Although the Orlando station is built, the start of service was delayed by litigation and is now expected to begin in 2022, he said.
Virgin Trains was on track to have 934,000 passengers in 2019, which Gonzalez said nearly meets the company’s targets.
The company also has approvals to build stations at PortMiami and Aventura. Those and the Boca Raton station will increase ridership by 2 million passengers once they are operational, the company has said.
To protect the city against the possibility that Virgin Trains could go out of business, its deal with the rail company says it may terminate the lease for the station and garage land if the company discontinues service or service diminishes substantially.
In that worst-case scenario, the city would take over the parking garage and could repurpose the train station for other uses.
Virgin Trains, the rebranded name of Brightline, has drawn scrutiny for the number of people who have died on its tracks.
While all railroads in South Florida have struck people, Virgin Trains is responsible for the most deaths, according to an analysis by the Associated Press.
None of the deaths was caused by crew error or faulty equipment, according to federal reports. The majority have been suicides, while others involved people who tried to beat the train or ignored gates and warnings.

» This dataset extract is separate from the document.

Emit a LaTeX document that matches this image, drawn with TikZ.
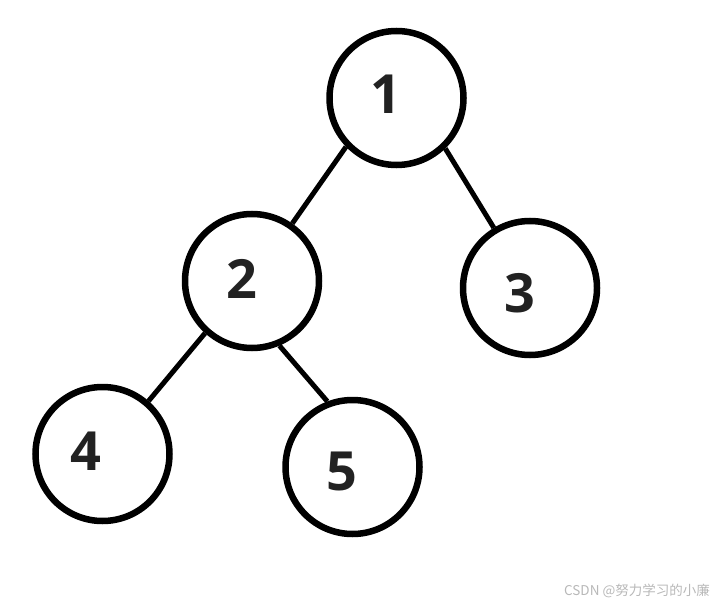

In early December, Goddard said the company would contribute $150,000 to support the 211 Palm Beach/Treasure Coast Helpline, a service for people with mental health issues.
That would be added to $500,000 in state funding that State Rep. Mike Caruso, R-Delray Beach, is seeking in a bill intended to reduce the number of suicides by train.
The Florida Department of Transportation also has announced it will spend $60 million to make safety improvements to more than 4,000 rail crossings over the next two years.